Думаю, Евросоюз сохранит свой демократический характер, и, несмотря на все серьезные изменения, это будет самое либеральное место в мире.

— Не дает ли польский пример основания для оптимизма: работающие демократические институты, возможность ротации власти могут спасти европейскую, демократическую идентичность?

— Да, это важный пример. В течение восьми лет консервативное правительство вело себя, как школьный учитель, который хотел переучить страну, указывал, как жить и думать. А в результате именно в эти годы произошла глубинная либерализация польского общества. Даже в 1989 году польское общество было очень консервативным, в том числе благодаря особой роли церкви. Существовал консервативный культурный консенсус, который и взял на вооружение Качиньский и который должен был позволить ему править 10–15 лет. Но этот механизм не сработал. И консенсуса больше не существует.

Популистские волны в западном мире — тоже часть модернизационного процесса.
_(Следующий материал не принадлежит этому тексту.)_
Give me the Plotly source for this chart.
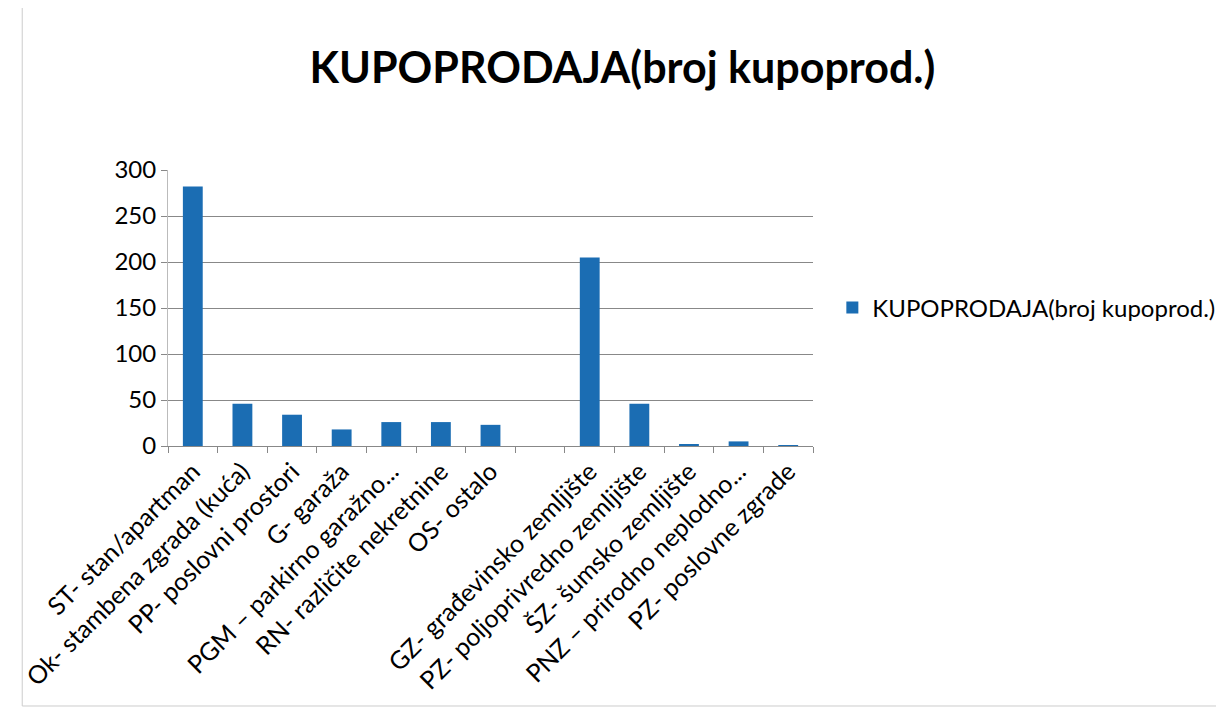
import plotly.graph_objects as go

kategorije = [
    "ST- stan/apartman",
    "Ok- stambena zgrada (kuća)",
    "PP- poslovni prostori",
    "G- garaža",
    "PGM – parkirno garažno...",
    "RN- različite nekretnine",
    "OS- ostalo",
    " ",
    "GZ- građevinsko zemljište",
    "PZ- poljoprivredno zemljište",
    "ŠZ- šumsko zemljište",
    "PNZ – prirodno neplodno...",
    "PZ- poslovne zgrade",
]
broj_kupoprodaja = [282, 46, 34, 18, 26, 26, 23, None, 205, 46, 2, 5, 1]
y_tickovi = [0, 50, 100, 150, 200, 250, 300]

naslov = "KUPOPRODAJA(broj kupoprod.)"
font = "Lato, 'Open Sans', sans-serif"

fig = go.Figure()
fig.add_trace(go.Bar(
    x=kategorije,
    y=broj_kupoprodaja,
    name=naslov,
    marker_color="#1b6db3",
    marker_line_width=0,
    showlegend=True,
))

fig.update_layout(
    width=1224, height=707,
    paper_bgcolor="white", plot_bgcolor="white",
    font=dict(family=font, color="black", size=24),
    title=dict(text="<b>" + naslov + "</b>", x=0.502, xanchor="center",
               y=0.915, yanchor="middle", font=dict(size=43)),
    margin=dict(l=155, r=419, t=162, b=269),
    bargap=0.6,
    legend=dict(x=1.03, xanchor="left", y=0.5, yanchor="middle",
                font=dict(size=24), itemwidth=30),
    xaxis=dict(type="category", tickangle=-45, ticks="outside",
               tickson="boundaries", ticklen=6, tickcolor="#888",
               showline=True, linecolor="#888", linewidth=1,
               showgrid=False, tickfont=dict(size=25)),
    yaxis=dict(range=[0, 300], tickvals=y_tickovi, ticks="outside",
               ticklen=6, tickcolor="#888", showline=True,
               linecolor="#bbb", gridcolor="#888", gridwidth=1,
               zeroline=False, tickfont=dict(size=24)),
    shapes=[dict(type="rect", xref="paper", yref="paper",
                 x0=-0.226, x1=1.64, y0=-0.942, y1=1.605,
                 line=dict(color="#ccc", width=1))],
)

fig.write_html("out.html")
И все-таки Европа — проект с открытым финалом.

На мой взгляд, для представлений людей о мире важно то, в какой момент происходила их социализация — в период открытия общества или закрытия его. Люди, которые входили во взрослую жизнь в период оптимизма, в эпоху появления новых возможностей, ощущения «я-могу-что-то-сделать», способны многое изменить. В последнее время было ощущение периода закрытости, поляризации мнений. Но Польша дает пример новой открытости. Как это закончится — бог знает. Однако есть ощущение появления возможностей, которых до этого не было.
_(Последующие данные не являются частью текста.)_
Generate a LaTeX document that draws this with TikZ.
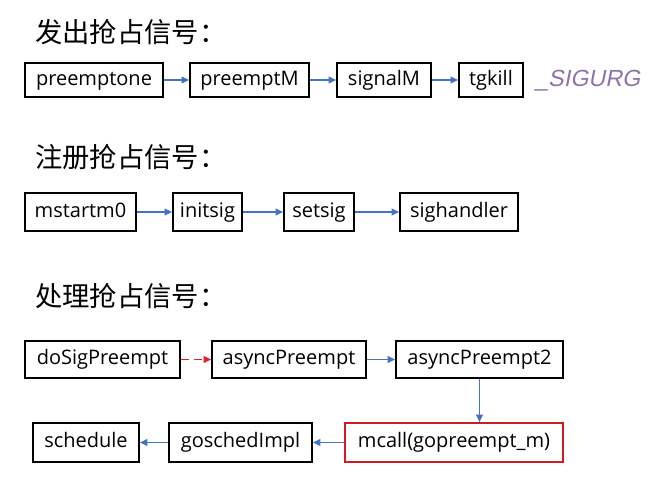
\documentclass[tikz,border=0pt]{standalone}
\usepackage{fontspec}
\setmainfont{Open Sans}
\newfontfamily\cjk{Noto Sans CJK SC}
\newfontfamily\dolt[FakeSlant=0.2]{Liberation Sans}
\usetikzlibrary{arrows.meta,positioning}
\definecolor{hivkek}{RGB}{68,114,196}
\definecolor{piros}{RGB}{230,30,40}
\definecolor{lila}{RGB}{140,115,170}
\tikzset{
  fn/.style={draw,line width=1.3pt,inner sep=0pt,text height=11pt,text depth=3.5pt,
    font=\fontsize{15}{18}\selectfont},
  bw/.style={minimum width=#1*0.75pt},
  bh/.style={minimum height=#1*0.75pt},
  hiv/.style={draw=hivkek,line width=1pt,-{Triangle[length=2mm,width=1.8mm]}},
  cim/.style={anchor=west,inner sep=0pt,font=\cjk\fontsize{20.5}{24}\selectfont},
}
\begin{document}
\begin{tikzpicture}[x=0.75pt,y=-0.75pt]
  \useasboundingbox (0,0) rectangle (660,478);
  % kuldes
  \node[cim] (t1) at (35,32) {发出抢占信号：};
  \node[fn,bw=138,bh=34] (preemptone) at (94,80) {preemptone};
  \node[fn,bw=119,bh=34] (preemptM) at (249.5,80) {preemptM};
  \node[fn,bw=94,bh=34] (signalM) at (384,80) {signalM};
  \node[fn,bw=64,bh=34] (tgkill) at (491,80) {tgkill};
  \node[anchor=west,inner sep=0pt,text=lila,font=\dolt\fontsize{17.5}{20}\selectfont]
    (sigurg) at (535,81) {\_SIGURG};
  \draw[hiv] (preemptone) -- (preemptM);
  \draw[hiv] (preemptM) -- (signalM);
  \draw[hiv] (signalM) -- (tgkill);
  % regisztralas
  \node[cim] (t2) at (35,157) {注册抢占信号：};
  \node[fn,bw=111,bh=38] (mstartm0) at (80.5,212) {mstartm0};
  \node[fn,bw=69,bh=38] (initsig) at (207.5,212) {initsig};
  \node[fn,bw=70,bh=38] (setsig) at (319,212) {setsig};
  \node[fn,bw=118,bh=38] (sighandler) at (459,212) {sighandler};
  \draw[hiv] (mstartm0) -- (initsig);
  \draw[hiv] (initsig) -- (setsig);
  \draw[hiv] (setsig) -- (sighandler);
  % kezeles
  \node[cim] (t3) at (35,296) {处理抢占信号：};
  \node[fn,bw=155,bh=37] (doSig) at (102.5,359.5) {doSigPreempt};
  \node[fn,bw=154,bh=37] (async) at (289,359.5) {asyncPreempt};
  \node[fn,bw=167,bh=37] (async2) at (479.5,359.5) {asyncPreempt2};
  \node[fn,bw=106,bh=39] (schedule) at (86,442.5) {schedule};
  \node[fn,bw=143,bh=39] (gosched) at (240.5,442.5) {goschedImpl};
  \node[fn,draw=piros!90!black,bw=218,bh=39] (mcall) at (454,442.5) {mcall(gopreempt\_m)};
  \draw[hiv,draw=piros,dash pattern=on 6pt off 4pt] (doSig) -- (async);
  \draw[hiv] (async) -- (async2);
  \draw[hiv] (async2.south) -- (async2.south |- mcall.north);
  \draw[hiv] (mcall) -- (gosched);
  \draw[hiv] (gosched) -- (schedule);
\end{tikzpicture}
\end{document}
Россия тоже была очень разной в разные исторические периоды, как и Европа, и Америка, она не была одной и той же. Российская государственность была жесткой, но это не значит, что в стране ничего никогда не изменится.

1. The Clash of Civilizations? By Samuel P. Huntington. — Foreign Affairs. Summer 1993. https://www.foreignaffairs.com/articles/united-states/1993-06-01/clash-civilizations
2. Марк Леонард — директор Европейского совета по международным отношениям (ECFR), автор книги The Age of Unpeace: How Connectivity Causes Conflict.